When the Tarkanians realized their predicament, they were divided over what to do.
Lois Tarkanian said Jerry Tarkanian sought advice from Reid in dealing with the issue, something Danny Tarkanian opposed. The younger Tarkanian ran in the Republican primary for U.S. Senate. Had he won, he would have faced Reid in the general election.
The elder Tarkanians considered Reid a friend and someone to whom they could turn for input.
"I had trusted him, and I think today was a political move on his part," Lois Tarkanian said. "I’m disappointed, I think Jerry is probably disappointed, in fact he is disappointed."
A hearing scheduled Monday in the federal District Court in San Diego chambers of Judge William Q. Hayes will cover whether the judgment should be certified, a step that would allow the FDIC to "domesticate" the ruling in Nevada and enable it to pursue the family’s Nevada assets.

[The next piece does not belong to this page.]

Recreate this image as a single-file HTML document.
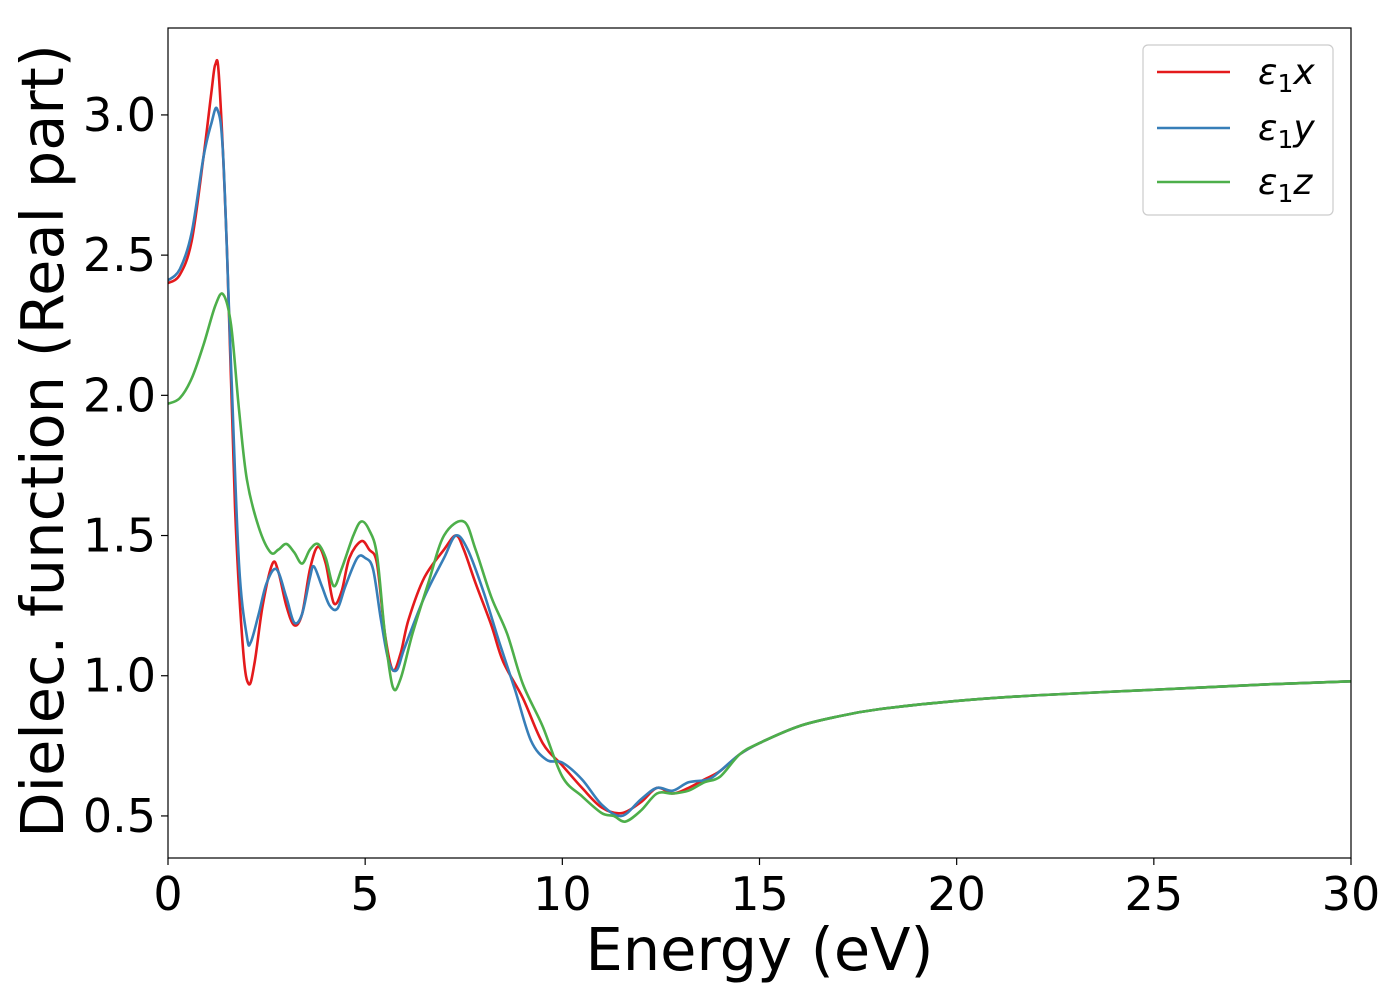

Flangas said he has motions pending to set aside or reconsider the judgment.
Flangas also said Tarkanian continues to oppose the FDIC’s moves, arguing the agency should hold off on pursuing assets while the case is in progress despite Reid’s statements that resistance is futile.
"Obviously that is a partisan comment designed for purposes of helping his guy," Flangas said. "In our world, in the legal world, we are fighting this tooth and nail."